After the stock and the roux, one needs to buy shrimp of the best quality available, uncooked. I used Gulf shrimp that had been flown into Columbus that morning, and I put them directly on ice and cooked them that night. Buy the freshest, best shrimp you can from a seller you trust. If you are buying from most grocery stores, I suggest buying still frozen shrimp, since most of the “fresh” shrimp are just thawed–and who knows when they were thawed. Frozen shrimp are flash frozen at the source, so they are of a higher quality than the thawed out shrimp you will see in most grocery stores.
(Live shrimp would be best, but, well, they aren’t available everywhere. But, if you can get them, go for it!)
Seasoning is a matter of preference; I like my etouffee plenty hot with lots of flavor from the aromatic vegetables. I freely admit to adding way more garlic than is usual in most Cajun or Creole recipes, and I use fresh cayenne chilies in addition to the usual dried ground cayenne. I also differ in my use of red sweet bell pepper rather than green–which is typical in most South Louisiana recipes. I do this because everyone in our house likes ripe sweet peppers rather than green, and I like the color that it gives to the etouffee. I also remove the strings from the celery before dicing it, because that allows it to melt into the sauce, rather than stand out.
I also add a tiny bit of sherry to the sauce, and instead of fresh tomato, which many Creole cooks use, I use a bit of tomato paste, the way many Cajuns do. (Or, you can leave the tomato out entirely, if that is your wish.)
Once you know how to make a roux, and make your dark roux, and saute your aromatics well within the roux, then mix in a good stock, you are more than halfway to great etouffee. It really isn’t that hard, and the results are very, very well worth it. The dish tastes like you are a culinary genius, especially when paired with a green salad with a vinaigrette, and lots of fresh baguette to sop up the delicious sauce.

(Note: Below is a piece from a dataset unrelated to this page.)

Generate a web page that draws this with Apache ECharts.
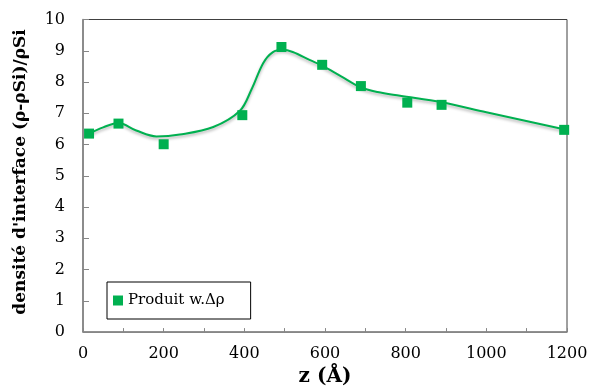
<!DOCTYPE html>
<html>
<head>
<meta charset="utf-8">
<script src="https://cdn.jsdelivr.net/npm/echarts@6/dist/echarts.min.js"></script>
<style>html,body{margin:0;padding:0;background:#fff}#c{width:591px;height:392px}</style>
</head>
<body>
<div id="c"></div>
<script>
// Measured points (z in Å, value)
const pointZ = [15, 88, 200, 395, 492, 593, 689, 804, 889, 1193];
const pointV = [6.35, 6.67, 6.01, 6.94, 9.12, 8.55, 7.87, 7.34, 7.27, 6.47];
// Smoothed curve
const curveZ = [15, 50, 88, 132, 182, 240, 323, 389, 418, 447, 470, 495, 520, 563, 592, 640, 687, 730, 786, 889, 1000, 1195];
const curveV = [6.35, 6.55, 6.69, 6.45, 6.26, 6.32, 6.56, 7.08, 7.77, 8.61, 8.95, 9.03, 8.96, 8.70, 8.53, 8.18, 7.84, 7.68, 7.56, 7.35, 7.03, 6.48];
const seriesName = 'Produit w.\u0394\u03c1';
const xTitle = 'z (\u00c5)';
const yTitle = "densit\u00e9 d'interface (\u03c1-\u03c1Si)/\u03c1Si";

const green = '#00b050';
const chart = echarts.init(document.getElementById('c'));
chart.setOption({
  animation: false,
  textStyle: {fontFamily: 'DejaVu Serif'},
  grid: {left: 83, right: 24, top: 19.5, bottom: 56, show: true, borderColor: '#404040', borderWidth: 1, backgroundColor: 'transparent'},
  graphic: [{
    type: 'text', x: 21, y: 172, rotation: Math.PI / 2,
    style: {text: yTitle, fontFamily: 'DejaVu Serif', fontWeight: 'bold', fontSize: 17, fill: '#000', align: 'center', verticalAlign: 'middle'}
  }],
  legend: {
    data: [{name: seriesName, icon: 'rect'}],
    left: 107, top: 282,
    padding: [11, 26, 11, 6],
    itemWidth: 10, itemHeight: 10, itemGap: 8,
    borderColor: '#000', borderWidth: 1, backgroundColor: '#fff',
    textStyle: {fontFamily: 'DejaVu Serif', fontSize: 15, color: '#000'}
  },
  xAxis: {
    type: 'value', min: 0, max: 1200, interval: 200,
    name: xTitle, nameLocation: 'middle', nameGap: 34,
    nameTextStyle: {fontFamily: 'DejaVu Serif', fontWeight: 'bold', fontSize: 20, color: '#000'},
    axisLine: {lineStyle: {color: '#868686', width: 1.5}},
    axisTick: {inside: true, length: 4, lineStyle: {color: '#868686'}},
    minorTick: {show: true, splitNumber: 2, length: 4, lineStyle: {color: '#868686'}},
    axisLabel: {fontSize: 16, color: '#000', margin: 14, formatter: v => String(v)},
    splitLine: {show: false}
  },
  yAxis: {
    type: 'value', min: 0, max: 10, interval: 1,
    axisLine: {show: true, lineStyle: {color: '#868686', width: 1.5}},
    axisTick: {show: true, inside: true, length: 6, lineStyle: {color: '#868686'}},
    axisLabel: {fontSize: 16, color: '#000', margin: 18},
    splitLine: {show: false}
  },
  series: [
    {
      name: 'curve', type: 'line', smooth: 0.35, showSymbol: false, silent: true,
      data: curveZ.map((z, i) => [z, curveV[i]]),
      lineStyle: {color: green, width: 2, shadowColor: 'rgba(0,0,0,0.3)', shadowBlur: 3, shadowOffsetY: 2},
      z: 2
    },
    {
      name: seriesName, type: 'scatter', symbol: 'rect', symbolSize: 10,
      data: pointZ.map((z, i) => [z, pointV[i]]),
      itemStyle: {color: green, opacity: 1},
      z: 3
    }
  ]
});
</script>
</body>
</html>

If you have access to good shrimp, make this dish as written. If you have access to crawfish–definitely substitute them. If you can get crabmeat, use that. If you can get rabbit, use that, or chicken….or some combination thereof.
dark roux made with one cup of flour and one cup of lard, butter or a combination of the two
2 cups of yellow onions, diced finely
1 1/2 cups red bell pepper, diced finely
1/2 cup celery (stringed) and finely diced
3 fresh cayenne chilies, thinly sliced
6 large cloves garlic, minced
1 1/2 tablespoons tomato paste
1 tablespoon fresh thyme leaves
1 bay leaf
1/2 teaspoon dried ground cayenne pepper
freshly ground black pepper to taste
2 1/2 cups shrimp or seafood stock
3 tablespoons dry sherry
2 pounds fresh shrimp, shelled and deveined (I used 15 count size)
salt to taste
1/4 cup roughly chopped flat leaf parsley
6 scallions, green tops only, sliced thinly
6-8 cups steamed jasmine rice
Make roux in a heavy-bottomed skillet, at least twelve inches in diameter, and a couple of inches deep, preferably cast iron. Once it has come to the color you like, either peanut-butter colored or a medium or deep mahogany, turn the heat down to low, and add the aromatic vegetables, all at once and cook, stirring, for about ten minutes.
Stir in tomato paste, thyme, bay leaf, cayenne and black pepper (I used very little because of my sensitivity to it–some folks use a lot of freshly ground pepper to great effect), and cook for a minute or two more.
Bring stock to a boil in a separate pan, and stir in sherry. Pour hot stock slowly and steadily into the hot roux, and whisk until it forms a dark, very smooth, velvety sauce.Bring to a simmer, and cook, stirring now and then, for about forty five minutes.
Add shrimp, and cook, stirring, until done–about five minutes. Salt to taste, and correct seasoning as needed.
Remove bay leaf, and serve over mounds of steamed jasmine rice, with parsley and sliced scallion tops sprinkled liberally over the top.
Serve with a good green salad and crusty baguette.